Data extract:

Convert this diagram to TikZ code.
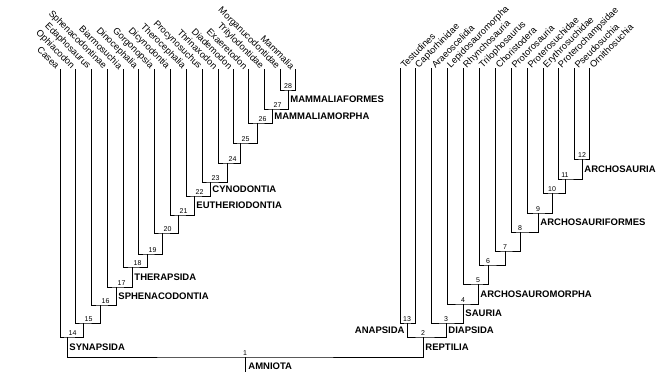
\documentclass[tikz,border=0pt]{standalone}
\usepackage{fontspec}
\setmainfont{Liberation Sans}
\begin{document}
\begin{tikzpicture}[x=1pt, y=-1pt, line width=0.9pt,
  ltip/.style = {xshift=-1.5pt, yshift=1pt, rotate=-45, anchor=east, inner sep=0.5pt, font=\fontsize{9.3}{10}\selectfont},
  rtip/.style = {xshift=1.5pt, yshift=1pt, rotate=45, anchor=west, inner sep=0.5pt, font=\fontsize{9.3}{10}\selectfont},
  lnum/.style = {anchor=south west, inner sep=1.2pt, font=\fontsize{7}{8}\selectfont},
  rnum/.style = {anchor=south, inner sep=1.2pt, font=\fontsize{7}{8}\selectfont},
  clade/.style = {anchor=west, inner sep=1pt, font=\bfseries\fontsize{9.5}{10}\selectfont}]
\useasboundingbox (0,0) rectangle (672,372);

\coordinate (casea) at (60,69);
\coordinate (ophiacodon) at (75,69);
\coordinate (edaphosaurus) at (91,69);
\coordinate (sphenacodontinae) at (107,69);
\coordinate (biarmosuchia) at (123,69);
\coordinate (dinocephalia) at (138,69);
\coordinate (gorgonopsia) at (154,69);
\coordinate (dicynodontia) at (170,69);
\coordinate (therocephalia) at (186,69);
\coordinate (procynosuchus) at (202,69);
\coordinate (thrinaxodon) at (218,69);
\coordinate (diademodon) at (233,69);
\coordinate (exaeretodon) at (248,69);
\coordinate (tritylodontidae) at (264,69);
\coordinate (morganucodontidae) at (280,69);
\coordinate (mammalia) at (295,69);

\coordinate (testudines) at (400,68);
\coordinate (captorhinidae) at (415,68);
\coordinate (araeoscelidia) at (431,68);
\coordinate (lepidosauromorpha) at (447,68);
\coordinate (rhynchosauria) at (463,68);
\coordinate (trilophosaurus) at (479,68);
\coordinate (choristodera) at (495,68);
\coordinate (protorosauria) at (511,68);
\coordinate (proterosuchidae) at (527,68);
\coordinate (erythrosuchidae) at (543,68);
\coordinate (proterochampsidae) at (558,68);
\coordinate (pseudosuchia) at (574,68);
\coordinate (ornithosuchia) at (589,68);

\coordinate (n1) at (245,357);
\coordinate (base) at (245,372);
\coordinate (n2) at (423,337);
\coordinate (n3) at (446,323);
\coordinate (n4) at (463,304);
\coordinate (n5) at (478,284);
\coordinate (n6) at (488,265);
\coordinate (n7) at (505,251);
\coordinate (n8) at (520,232);
\coordinate (n9) at (538,213);
\coordinate (n10) at (552,193);
\coordinate (n11) at (565,179);
\coordinate (n12) at (582,159);
\coordinate (n13) at (407,323);
\coordinate (n14) at (67,337);
\coordinate (n15) at (83,323);
\coordinate (n16) at (100,305);
\coordinate (n17) at (116,287);
\coordinate (n18) at (132,267);
\coordinate (n19) at (147,254);
\coordinate (n20) at (162,233);
\coordinate (n21) at (178,215);
\coordinate (n22) at (194,196);
\coordinate (n23) at (210,182);
\coordinate (n24) at (227,163);
\coordinate (n25) at (240,143);
\coordinate (n26) at (257,123);
\coordinate (n27) at (272,109);
\coordinate (n28) at (288,90);

\node[ltip] (lcasea) at (casea) {Casea};
\node[ltip] (lophiacodon) at (ophiacodon) {Ophiacodon};
\node[ltip] (ledaphosaurus) at (edaphosaurus) {Edaphosaurus};
\node[ltip] (lsphenacodontinae) at (sphenacodontinae) {Sphenacodontinae};
\node[ltip] (lbiarmosuchia) at (biarmosuchia) {Biarmosuchia};
\node[ltip] (ldinocephalia) at (dinocephalia) {Dinocephalia};
\node[ltip] (lgorgonopsia) at (gorgonopsia) {Gorgonopsia};
\node[ltip] (ldicynodontia) at (dicynodontia) {Dicynodontia};
\node[ltip] (ltherocephalia) at (therocephalia) {Therocephalia};
\node[ltip] (lprocynosuchus) at (procynosuchus) {Procynosuchus};
\node[ltip] (lthrinaxodon) at (thrinaxodon) {Thrinaxodon};
\node[ltip] (ldiademodon) at (diademodon) {Diademodon};
\node[ltip] (lexaeretodon) at (exaeretodon) {Exaeretodon};
\node[ltip] (ltritylodontidae) at (tritylodontidae) {Tritylodontidae};
\node[ltip] (lmorganucodontidae) at (morganucodontidae) {Morganucodontidae};
\node[ltip] (lmammalia) at (mammalia) {Mammalia};

\node[rtip] (ltestudines) at (testudines) {Testudines};
\node[rtip] (lcaptorhinidae) at (captorhinidae) {Captorhinidae};
\node[rtip] (laraeoscelidia) at (araeoscelidia) {Araeoscelidia};
\node[rtip] (llepidosauromorpha) at (lepidosauromorpha) {Lepidosauromorpha};
\node[rtip] (lrhynchosauria) at (rhynchosauria) {Rhynchosauria};
\node[rtip] (ltrilophosaurus) at (trilophosaurus) {Trilophosaurus};
\node[rtip] (lchoristodera) at (choristodera) {Choristodera};
\node[rtip] (lprotorosauria) at (protorosauria) {Protorosauria};
\node[rtip] (lproterosuchidae) at (proterosuchidae) {Proterosuchidae};
\node[rtip] (lerythrosuchidae) at (erythrosuchidae) {Erythrosuchidae};
\node[rtip] (lproterochampsidae) at (proterochampsidae) {Proterochampsidae};
\node[rtip] (lpseudosuchia) at (pseudosuchia) {Pseudosuchia};
\node[rtip] (lornithosuchia) at (ornithosuchia) {Ornithosuchia};

\draw (casea) |- (n14) -| (n15);
\draw (ophiacodon) |- (n15) -| (n16);
\draw (edaphosaurus) |- (n16) -| (n17);
\draw (sphenacodontinae) |- (n17) -| (n18);
\draw (biarmosuchia) |- (n18) -| (n19);
\draw (dinocephalia) |- (n19) -| (n20);
\draw (gorgonopsia) |- (n20) -| (n21);
\draw (dicynodontia) |- (n21) -| (n22);
\draw (therocephalia) |- (n22) -| (n23);
\draw (procynosuchus) |- (n23) -| (n24);
\draw (thrinaxodon) |- (n24) -| (n25);
\draw (diademodon) |- (n25) -| (n26);
\draw (exaeretodon) |- (n26) -| (n27);
\draw (tritylodontidae) |- (n27) -| (n28);
\draw (morganucodontidae) |- (n28) -| (mammalia);

\draw (testudines) |- (n13) -| (captorhinidae);
\draw (n13) |- (n2) -| (n3);
\draw (araeoscelidia) |- (n3) -| (n4);
\draw (lepidosauromorpha) |- (n4) -| (n5);
\draw (rhynchosauria) |- (n5) -| (n6);
\draw (trilophosaurus) |- (n6) -| (n7);
\draw (choristodera) |- (n7) -| (n8);
\draw (protorosauria) |- (n8) -| (n9);
\draw (proterosuchidae) |- (n9) -| (n10);
\draw (erythrosuchidae) |- (n10) -| (n11);
\draw (proterochampsidae) |- (n11) -| (n12);
\draw (pseudosuchia) |- (n12) -| (ornithosuchia);

\draw (n14) |- (n1) -| (n2);
\draw (n1) -- (base);

\node[rnum] (k1) at (n1) {1};
\node[rnum] (k2) at (n2) {2};
\node[rnum] (k3) at (n3) {3};
\node[rnum] (k4) at (n4) {4};
\node[rnum] (k5) at (n5) {5};
\node[rnum] (k6) at (n6) {6};
\node[rnum] (k7) at (n7) {7};
\node[rnum] (k8) at (n8) {8};
\node[rnum] (k9) at (n9) {9};
\node[rnum] (k10) at (n10) {10};
\node[rnum] (k11) at (n11) {11};
\node[rnum] (k12) at (n12) {12};
\node[rnum] (k13) at (n13) {13};
\node[lnum] (k14) at (n14) {14};
\node[lnum] (k15) at (n15) {15};
\node[lnum] (k16) at (n16) {16};
\node[lnum] (k17) at (n17) {17};
\node[lnum] (k18) at (n18) {18};
\node[lnum] (k19) at (n19) {19};
\node[lnum] (k20) at (n20) {20};
\node[lnum] (k21) at (n21) {21};
\node[lnum] (k22) at (n22) {22};
\node[lnum] (k23) at (n23) {23};
\node[lnum] (k24) at (n24) {24};
\node[lnum] (k25) at (n25) {25};
\node[lnum] (k26) at (n26) {26};
\node[lnum] (k27) at (n27) {27};
\node[rnum] (k28) at (n28) {28};

\node[clade] (amniota) at (247,366) {AMNIOTA};
\node[clade] (synapsida) at (68,347) {SYNAPSIDA};
\node[clade] (sphenacodontia) at (117,296) {SPHENACODONTIA};
\node[clade] (therapsida) at (133,277) {THERAPSIDA};
\node[clade] (eutheriodontia) at (195,205) {EUTHERIODONTIA};
\node[clade] (cynodontia) at (211,189) {CYNODONTIA};
\node[clade] (mammaliamorpha) at (273,116) {MAMMALIAMORPHA};
\node[clade] (mammaliaformes) at (289,99.5) {MAMMALIAFORMES};
\node[clade] (reptilia) at (424,347) {REPTILIA};
\node[clade, anchor=east] (anapsida) at (406,330) {ANAPSIDA};
\node[clade] (diapsida) at (447,330) {DIAPSIDA};
\node[clade] (sauria) at (464,313) {SAURIA};
\node[clade] (archosauromorpha) at (479,294) {ARCHOSAUROMORPHA};
\node[clade] (archosauriformes) at (539,222.5) {ARCHOSAURIFORMES};
\node[clade] (archosauria) at (583,169) {ARCHOSAURIA};
\end{tikzpicture}
\end{document}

Exercise aim: Return only the lines running from the top of the data to the line that holds "(0,0) rectangle (672,372);". Include both of those lines, but skip the pictures.

Response to this task:
Convert this diagram to TikZ code.
\documentclass[tikz,border=0pt]{standalone}
\usepackage{fontspec}
\setmainfont{Liberation Sans}
\begin{document}
\begin{tikzpicture}[x=1pt, y=-1pt, line width=0.9pt,
  ltip/.style = {xshift=-1.5pt, yshift=1pt, rotate=-45, anchor=east, inner sep=0.5pt, font=\fontsize{9.3}{10}\selectfont},
  rtip/.style = {xshift=1.5pt, yshift=1pt, rotate=45, anchor=west, inner sep=0.5pt, font=\fontsize{9.3}{10}\selectfont},
  lnum/.style = {anchor=south west, inner sep=1.2pt, font=\fontsize{7}{8}\selectfont},
  rnum/.style = {anchor=south, inner sep=1.2pt, font=\fontsize{7}{8}\selectfont},
  clade/.style = {anchor=west, inner sep=1pt, font=\bfseries\fontsize{9.5}{10}\selectfont}]
\useasboundingbox (0,0) rectangle (672,372);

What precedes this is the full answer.